=== What is required ===
Copy everything from the line with "Clone this chart in Chart.js." down to the line with "-0.03, -0.04, -0.06];", inclusive of both, exactly as written; leave out all pictures.

>> Begin Data for this exercise

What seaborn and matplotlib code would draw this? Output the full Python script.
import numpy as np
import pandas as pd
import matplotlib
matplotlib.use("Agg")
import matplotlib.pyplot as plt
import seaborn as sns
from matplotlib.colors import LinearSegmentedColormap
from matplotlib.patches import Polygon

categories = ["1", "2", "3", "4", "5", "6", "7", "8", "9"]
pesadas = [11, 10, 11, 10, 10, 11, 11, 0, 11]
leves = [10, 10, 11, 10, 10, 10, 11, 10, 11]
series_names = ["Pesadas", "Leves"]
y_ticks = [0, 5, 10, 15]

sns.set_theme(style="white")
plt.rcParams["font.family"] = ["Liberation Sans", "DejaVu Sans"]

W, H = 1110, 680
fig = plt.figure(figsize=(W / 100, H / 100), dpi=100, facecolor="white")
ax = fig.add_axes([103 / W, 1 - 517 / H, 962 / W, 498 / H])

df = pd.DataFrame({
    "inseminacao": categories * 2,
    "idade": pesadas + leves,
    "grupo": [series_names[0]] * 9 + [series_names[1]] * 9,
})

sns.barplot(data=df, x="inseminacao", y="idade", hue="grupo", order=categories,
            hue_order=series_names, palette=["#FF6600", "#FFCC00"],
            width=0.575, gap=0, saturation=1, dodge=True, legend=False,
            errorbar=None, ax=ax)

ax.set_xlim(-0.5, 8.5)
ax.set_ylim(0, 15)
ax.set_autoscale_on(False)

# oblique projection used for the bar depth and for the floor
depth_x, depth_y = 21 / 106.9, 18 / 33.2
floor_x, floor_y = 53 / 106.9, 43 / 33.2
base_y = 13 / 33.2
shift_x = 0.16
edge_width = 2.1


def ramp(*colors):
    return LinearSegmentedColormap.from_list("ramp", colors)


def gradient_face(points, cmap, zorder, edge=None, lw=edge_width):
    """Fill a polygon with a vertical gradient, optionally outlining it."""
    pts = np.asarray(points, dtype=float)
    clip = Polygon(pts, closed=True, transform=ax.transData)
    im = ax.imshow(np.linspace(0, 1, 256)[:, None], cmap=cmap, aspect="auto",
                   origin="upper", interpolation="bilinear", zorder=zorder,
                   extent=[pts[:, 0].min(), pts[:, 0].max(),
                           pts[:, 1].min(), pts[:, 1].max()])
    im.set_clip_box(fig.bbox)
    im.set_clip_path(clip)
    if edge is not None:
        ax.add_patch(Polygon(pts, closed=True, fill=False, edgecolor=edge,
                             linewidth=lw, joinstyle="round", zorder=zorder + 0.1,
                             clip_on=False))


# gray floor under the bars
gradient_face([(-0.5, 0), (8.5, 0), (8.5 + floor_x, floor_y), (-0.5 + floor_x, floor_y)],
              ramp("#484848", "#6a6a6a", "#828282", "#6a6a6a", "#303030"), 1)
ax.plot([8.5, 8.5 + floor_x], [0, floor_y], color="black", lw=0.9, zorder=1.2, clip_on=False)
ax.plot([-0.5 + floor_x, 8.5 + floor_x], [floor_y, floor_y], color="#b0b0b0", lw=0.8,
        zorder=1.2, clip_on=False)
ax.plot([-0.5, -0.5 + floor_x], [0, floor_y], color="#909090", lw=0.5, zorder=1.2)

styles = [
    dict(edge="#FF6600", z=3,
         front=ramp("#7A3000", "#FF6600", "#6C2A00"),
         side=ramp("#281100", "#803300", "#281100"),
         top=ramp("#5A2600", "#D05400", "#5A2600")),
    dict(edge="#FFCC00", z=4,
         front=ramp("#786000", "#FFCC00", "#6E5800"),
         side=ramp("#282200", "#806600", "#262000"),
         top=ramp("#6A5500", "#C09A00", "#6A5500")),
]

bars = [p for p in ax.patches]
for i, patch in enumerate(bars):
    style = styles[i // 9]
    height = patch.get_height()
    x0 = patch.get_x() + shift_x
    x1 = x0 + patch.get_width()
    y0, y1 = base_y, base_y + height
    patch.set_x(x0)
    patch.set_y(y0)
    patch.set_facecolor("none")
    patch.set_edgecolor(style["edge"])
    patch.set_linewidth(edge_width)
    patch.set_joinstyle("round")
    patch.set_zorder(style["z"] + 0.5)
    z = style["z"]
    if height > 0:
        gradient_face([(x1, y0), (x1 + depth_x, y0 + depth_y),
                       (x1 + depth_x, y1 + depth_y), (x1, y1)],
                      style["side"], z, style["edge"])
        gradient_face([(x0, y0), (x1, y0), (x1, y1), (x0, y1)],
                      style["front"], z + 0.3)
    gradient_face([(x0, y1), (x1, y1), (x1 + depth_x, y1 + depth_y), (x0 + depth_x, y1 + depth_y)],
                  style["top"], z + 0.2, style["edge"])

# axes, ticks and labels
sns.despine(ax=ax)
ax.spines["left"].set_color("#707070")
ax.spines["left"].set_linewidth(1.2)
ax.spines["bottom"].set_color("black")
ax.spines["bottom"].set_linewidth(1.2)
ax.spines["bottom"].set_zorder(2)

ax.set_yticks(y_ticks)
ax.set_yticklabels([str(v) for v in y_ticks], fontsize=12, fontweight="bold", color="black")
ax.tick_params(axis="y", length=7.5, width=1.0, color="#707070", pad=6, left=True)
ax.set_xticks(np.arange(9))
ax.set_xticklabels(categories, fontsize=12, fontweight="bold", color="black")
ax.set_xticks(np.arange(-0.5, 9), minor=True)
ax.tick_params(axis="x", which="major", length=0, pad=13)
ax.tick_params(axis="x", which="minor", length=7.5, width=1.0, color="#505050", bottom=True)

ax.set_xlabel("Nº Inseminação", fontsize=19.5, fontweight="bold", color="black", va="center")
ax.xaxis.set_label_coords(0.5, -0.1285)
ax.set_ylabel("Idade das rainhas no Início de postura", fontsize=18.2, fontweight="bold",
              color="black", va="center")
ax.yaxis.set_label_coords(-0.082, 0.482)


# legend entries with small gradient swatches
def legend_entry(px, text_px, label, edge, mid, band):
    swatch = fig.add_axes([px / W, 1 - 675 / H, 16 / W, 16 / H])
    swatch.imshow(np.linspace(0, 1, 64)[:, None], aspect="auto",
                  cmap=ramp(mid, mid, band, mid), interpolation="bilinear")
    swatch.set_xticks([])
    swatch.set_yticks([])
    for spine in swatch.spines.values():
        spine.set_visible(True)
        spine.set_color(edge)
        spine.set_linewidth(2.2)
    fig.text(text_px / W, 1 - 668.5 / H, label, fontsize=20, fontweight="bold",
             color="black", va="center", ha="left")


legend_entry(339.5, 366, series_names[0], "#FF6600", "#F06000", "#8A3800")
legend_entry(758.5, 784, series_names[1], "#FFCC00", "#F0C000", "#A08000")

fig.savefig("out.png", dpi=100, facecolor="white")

>> End Data for this exercise
>> Begin Data for this exercise

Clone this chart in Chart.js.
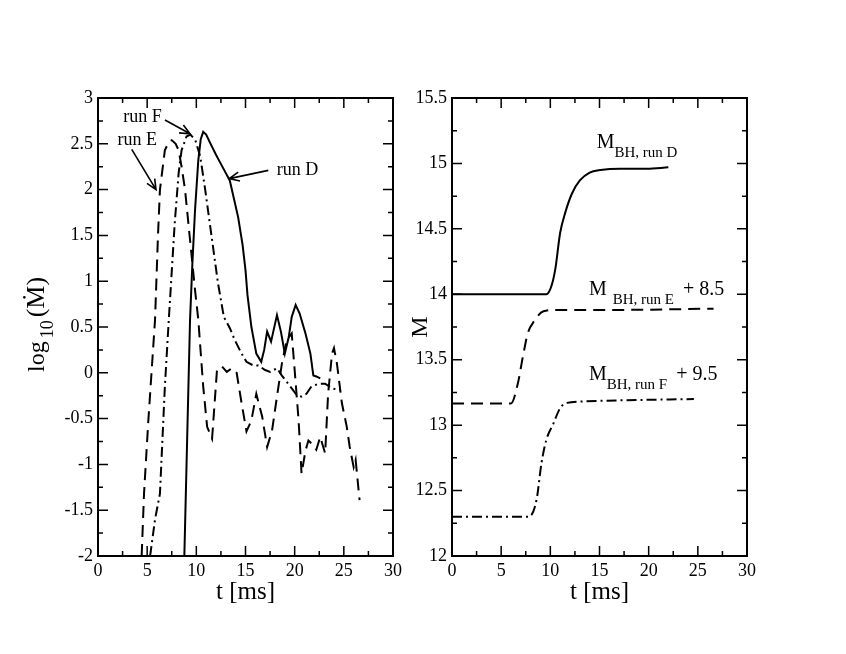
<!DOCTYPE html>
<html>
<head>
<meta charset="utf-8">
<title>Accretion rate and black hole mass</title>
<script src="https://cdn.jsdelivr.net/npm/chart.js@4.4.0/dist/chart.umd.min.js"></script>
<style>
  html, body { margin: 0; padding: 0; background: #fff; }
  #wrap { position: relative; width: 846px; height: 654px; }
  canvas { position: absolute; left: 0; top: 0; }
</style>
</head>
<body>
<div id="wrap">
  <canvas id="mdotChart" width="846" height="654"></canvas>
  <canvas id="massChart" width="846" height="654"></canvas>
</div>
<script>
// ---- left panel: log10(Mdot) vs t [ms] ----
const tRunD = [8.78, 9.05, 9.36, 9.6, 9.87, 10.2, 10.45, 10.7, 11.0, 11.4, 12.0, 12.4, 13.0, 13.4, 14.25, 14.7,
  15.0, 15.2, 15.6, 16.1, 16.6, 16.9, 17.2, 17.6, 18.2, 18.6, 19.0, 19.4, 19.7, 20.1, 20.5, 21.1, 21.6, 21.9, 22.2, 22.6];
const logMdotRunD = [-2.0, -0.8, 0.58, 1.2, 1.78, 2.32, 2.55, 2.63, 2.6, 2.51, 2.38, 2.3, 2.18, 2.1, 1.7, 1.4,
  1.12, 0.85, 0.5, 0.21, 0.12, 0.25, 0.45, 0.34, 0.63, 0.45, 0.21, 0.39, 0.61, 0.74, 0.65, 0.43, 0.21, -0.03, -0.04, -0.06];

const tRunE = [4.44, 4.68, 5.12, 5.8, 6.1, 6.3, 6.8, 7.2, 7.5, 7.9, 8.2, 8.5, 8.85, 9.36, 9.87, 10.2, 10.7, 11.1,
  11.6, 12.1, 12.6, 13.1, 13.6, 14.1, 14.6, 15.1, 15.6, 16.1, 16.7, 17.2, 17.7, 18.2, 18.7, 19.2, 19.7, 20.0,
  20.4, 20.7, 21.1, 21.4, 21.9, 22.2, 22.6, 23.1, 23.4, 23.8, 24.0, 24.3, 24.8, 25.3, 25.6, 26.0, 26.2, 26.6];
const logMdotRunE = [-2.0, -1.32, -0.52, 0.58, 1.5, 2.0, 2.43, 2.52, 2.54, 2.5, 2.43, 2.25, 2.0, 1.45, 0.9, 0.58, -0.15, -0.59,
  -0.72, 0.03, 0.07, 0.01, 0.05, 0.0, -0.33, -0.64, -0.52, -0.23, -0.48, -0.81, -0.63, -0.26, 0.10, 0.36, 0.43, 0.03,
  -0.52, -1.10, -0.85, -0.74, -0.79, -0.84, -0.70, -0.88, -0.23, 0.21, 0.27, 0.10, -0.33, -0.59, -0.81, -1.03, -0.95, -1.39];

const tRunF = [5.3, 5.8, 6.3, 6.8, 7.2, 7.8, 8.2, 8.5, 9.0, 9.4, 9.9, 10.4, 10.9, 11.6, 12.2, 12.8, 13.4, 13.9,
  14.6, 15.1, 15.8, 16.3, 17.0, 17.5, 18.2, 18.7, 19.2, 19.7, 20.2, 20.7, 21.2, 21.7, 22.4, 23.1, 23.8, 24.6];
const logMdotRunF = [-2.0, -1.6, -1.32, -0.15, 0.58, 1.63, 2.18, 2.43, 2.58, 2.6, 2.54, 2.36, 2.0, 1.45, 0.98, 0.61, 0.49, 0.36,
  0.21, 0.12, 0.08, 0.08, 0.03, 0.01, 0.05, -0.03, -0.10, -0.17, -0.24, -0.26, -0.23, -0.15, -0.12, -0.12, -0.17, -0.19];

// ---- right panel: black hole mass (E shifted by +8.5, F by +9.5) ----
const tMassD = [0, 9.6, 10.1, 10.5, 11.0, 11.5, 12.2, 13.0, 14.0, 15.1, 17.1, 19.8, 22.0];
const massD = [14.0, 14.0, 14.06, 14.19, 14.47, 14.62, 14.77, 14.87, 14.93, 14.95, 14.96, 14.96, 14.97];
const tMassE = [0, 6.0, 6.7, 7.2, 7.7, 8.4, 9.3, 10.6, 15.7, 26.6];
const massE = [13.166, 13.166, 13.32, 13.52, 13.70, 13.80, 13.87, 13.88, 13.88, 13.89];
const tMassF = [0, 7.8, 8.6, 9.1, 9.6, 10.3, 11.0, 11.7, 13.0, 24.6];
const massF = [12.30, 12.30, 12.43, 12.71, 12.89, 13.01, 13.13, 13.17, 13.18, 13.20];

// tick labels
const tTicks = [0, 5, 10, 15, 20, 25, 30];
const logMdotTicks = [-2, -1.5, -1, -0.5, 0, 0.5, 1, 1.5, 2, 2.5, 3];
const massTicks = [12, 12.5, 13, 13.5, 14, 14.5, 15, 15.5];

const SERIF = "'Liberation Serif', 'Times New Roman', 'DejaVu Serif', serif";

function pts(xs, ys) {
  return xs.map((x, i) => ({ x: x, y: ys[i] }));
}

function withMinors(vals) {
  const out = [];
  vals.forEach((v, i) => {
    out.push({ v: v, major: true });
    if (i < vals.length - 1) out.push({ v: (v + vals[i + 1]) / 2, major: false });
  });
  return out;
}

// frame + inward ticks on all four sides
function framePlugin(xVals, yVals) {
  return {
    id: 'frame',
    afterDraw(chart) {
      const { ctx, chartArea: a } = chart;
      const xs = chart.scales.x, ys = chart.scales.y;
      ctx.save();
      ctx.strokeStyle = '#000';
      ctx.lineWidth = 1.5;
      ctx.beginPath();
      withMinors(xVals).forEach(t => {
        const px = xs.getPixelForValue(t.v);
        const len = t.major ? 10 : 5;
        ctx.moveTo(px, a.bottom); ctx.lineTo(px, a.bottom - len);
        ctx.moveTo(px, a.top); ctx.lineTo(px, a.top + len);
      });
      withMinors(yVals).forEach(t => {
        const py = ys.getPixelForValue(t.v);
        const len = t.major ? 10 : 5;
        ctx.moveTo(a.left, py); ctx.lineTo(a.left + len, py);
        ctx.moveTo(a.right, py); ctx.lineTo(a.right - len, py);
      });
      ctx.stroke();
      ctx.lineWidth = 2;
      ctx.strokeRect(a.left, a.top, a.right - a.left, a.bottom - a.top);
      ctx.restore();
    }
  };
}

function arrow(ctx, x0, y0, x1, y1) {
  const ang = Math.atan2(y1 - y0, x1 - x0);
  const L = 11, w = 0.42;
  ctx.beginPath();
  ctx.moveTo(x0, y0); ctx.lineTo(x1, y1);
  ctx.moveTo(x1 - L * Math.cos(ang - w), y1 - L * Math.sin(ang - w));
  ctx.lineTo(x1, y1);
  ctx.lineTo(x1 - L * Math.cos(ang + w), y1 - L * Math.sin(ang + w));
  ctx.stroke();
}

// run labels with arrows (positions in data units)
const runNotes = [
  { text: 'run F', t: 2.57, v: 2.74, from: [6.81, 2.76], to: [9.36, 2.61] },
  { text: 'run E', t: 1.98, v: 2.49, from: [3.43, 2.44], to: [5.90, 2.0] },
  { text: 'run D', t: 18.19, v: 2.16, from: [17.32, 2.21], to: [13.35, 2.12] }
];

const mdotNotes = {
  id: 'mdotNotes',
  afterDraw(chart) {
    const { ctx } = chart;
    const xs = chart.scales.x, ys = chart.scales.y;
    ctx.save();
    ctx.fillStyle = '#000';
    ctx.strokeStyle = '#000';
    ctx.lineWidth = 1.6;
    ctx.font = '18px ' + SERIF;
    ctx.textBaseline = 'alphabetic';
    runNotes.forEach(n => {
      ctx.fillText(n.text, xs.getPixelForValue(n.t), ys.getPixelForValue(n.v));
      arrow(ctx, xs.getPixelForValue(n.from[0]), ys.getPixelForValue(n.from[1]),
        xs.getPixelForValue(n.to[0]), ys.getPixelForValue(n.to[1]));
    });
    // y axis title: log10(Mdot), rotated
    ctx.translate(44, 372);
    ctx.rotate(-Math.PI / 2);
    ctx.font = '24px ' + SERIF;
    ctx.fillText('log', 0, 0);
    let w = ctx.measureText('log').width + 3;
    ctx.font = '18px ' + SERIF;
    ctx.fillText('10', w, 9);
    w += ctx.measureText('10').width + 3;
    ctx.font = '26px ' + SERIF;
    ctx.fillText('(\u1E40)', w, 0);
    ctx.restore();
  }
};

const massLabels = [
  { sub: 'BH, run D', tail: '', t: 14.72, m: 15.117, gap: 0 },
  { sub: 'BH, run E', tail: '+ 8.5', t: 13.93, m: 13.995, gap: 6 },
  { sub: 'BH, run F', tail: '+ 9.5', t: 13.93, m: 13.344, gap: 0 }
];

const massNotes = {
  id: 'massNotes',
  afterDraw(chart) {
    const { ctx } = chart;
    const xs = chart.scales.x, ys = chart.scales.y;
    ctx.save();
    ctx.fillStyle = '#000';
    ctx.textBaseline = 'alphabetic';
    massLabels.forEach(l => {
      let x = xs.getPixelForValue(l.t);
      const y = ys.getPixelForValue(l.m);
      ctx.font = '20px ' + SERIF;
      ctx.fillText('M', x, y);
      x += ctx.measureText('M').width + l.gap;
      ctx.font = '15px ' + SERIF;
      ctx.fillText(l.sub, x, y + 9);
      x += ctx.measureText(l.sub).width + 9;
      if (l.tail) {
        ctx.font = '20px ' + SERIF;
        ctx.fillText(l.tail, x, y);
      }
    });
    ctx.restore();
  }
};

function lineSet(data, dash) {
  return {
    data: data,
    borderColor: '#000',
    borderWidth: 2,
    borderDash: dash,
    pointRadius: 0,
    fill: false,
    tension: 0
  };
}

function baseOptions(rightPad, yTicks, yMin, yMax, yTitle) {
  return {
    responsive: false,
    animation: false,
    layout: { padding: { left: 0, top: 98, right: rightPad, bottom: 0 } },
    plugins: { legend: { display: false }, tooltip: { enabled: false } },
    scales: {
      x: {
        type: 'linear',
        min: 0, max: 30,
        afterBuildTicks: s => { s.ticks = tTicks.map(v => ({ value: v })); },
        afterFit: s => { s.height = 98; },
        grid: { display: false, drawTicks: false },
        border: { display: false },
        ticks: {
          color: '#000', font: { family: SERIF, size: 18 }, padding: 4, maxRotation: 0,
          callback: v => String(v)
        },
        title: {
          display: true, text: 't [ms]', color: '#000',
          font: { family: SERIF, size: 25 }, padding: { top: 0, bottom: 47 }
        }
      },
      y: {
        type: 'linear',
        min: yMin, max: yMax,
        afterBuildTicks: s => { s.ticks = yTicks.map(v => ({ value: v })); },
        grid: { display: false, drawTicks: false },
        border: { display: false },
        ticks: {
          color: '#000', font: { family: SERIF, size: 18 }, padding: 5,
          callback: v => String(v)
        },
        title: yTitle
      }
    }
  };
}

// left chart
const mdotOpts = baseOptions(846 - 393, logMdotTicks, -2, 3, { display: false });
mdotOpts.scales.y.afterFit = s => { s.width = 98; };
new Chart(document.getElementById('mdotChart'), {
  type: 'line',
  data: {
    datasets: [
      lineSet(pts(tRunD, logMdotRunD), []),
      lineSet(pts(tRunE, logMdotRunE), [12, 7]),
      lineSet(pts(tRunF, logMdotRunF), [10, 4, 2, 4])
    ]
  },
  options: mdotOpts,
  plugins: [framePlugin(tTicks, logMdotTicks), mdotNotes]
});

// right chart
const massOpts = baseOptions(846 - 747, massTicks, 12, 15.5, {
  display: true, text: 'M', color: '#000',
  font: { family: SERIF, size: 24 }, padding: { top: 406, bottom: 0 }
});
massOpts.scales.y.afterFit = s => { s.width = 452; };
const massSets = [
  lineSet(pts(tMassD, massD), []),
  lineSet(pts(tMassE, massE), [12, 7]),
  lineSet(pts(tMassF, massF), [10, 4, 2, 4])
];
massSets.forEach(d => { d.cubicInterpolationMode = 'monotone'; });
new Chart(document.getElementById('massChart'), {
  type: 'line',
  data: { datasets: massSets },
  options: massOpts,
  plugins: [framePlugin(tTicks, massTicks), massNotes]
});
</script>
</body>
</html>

>> End Data for this exercise

=== The solution ===
Clone this chart in Chart.js.
<!DOCTYPE html>
<html>
<head>
<meta charset="utf-8">
<title>Accretion rate and black hole mass</title>
<script src="https://cdn.jsdelivr.net/npm/chart.js@4.4.0/dist/chart.umd.min.js"></script>
<style>
  html, body { margin: 0; padding: 0; background: #fff; }
  #wrap { position: relative; width: 846px; height: 654px; }
  canvas { position: absolute; left: 0; top: 0; }
</style>
</head>
<body>
<div id="wrap">
  <canvas id="mdotChart" width="846" height="654"></canvas>
  <canvas id="massChart" width="846" height="654"></canvas>
</div>
<script>
// ---- left panel: log10(Mdot) vs t [ms] ----
const tRunD = [8.78, 9.05, 9.36, 9.6, 9.87, 10.2, 10.45, 10.7, 11.0, 11.4, 12.0, 12.4, 13.0, 13.4, 14.25, 14.7,
  15.0, 15.2, 15.6, 16.1, 16.6, 16.9, 17.2, 17.6, 18.2, 18.6, 19.0, 19.4, 19.7, 20.1, 20.5, 21.1, 21.6, 21.9, 22.2, 22.6];
const logMdotRunD = [-2.0, -0.8, 0.58, 1.2, 1.78, 2.32, 2.55, 2.63, 2.6, 2.51, 2.38, 2.3, 2.18, 2.1, 1.7, 1.4,
  1.12, 0.85, 0.5, 0.21, 0.12, 0.25, 0.45, 0.34, 0.63, 0.45, 0.21, 0.39, 0.61, 0.74, 0.65, 0.43, 0.21, -0.03, -0.04, -0.06];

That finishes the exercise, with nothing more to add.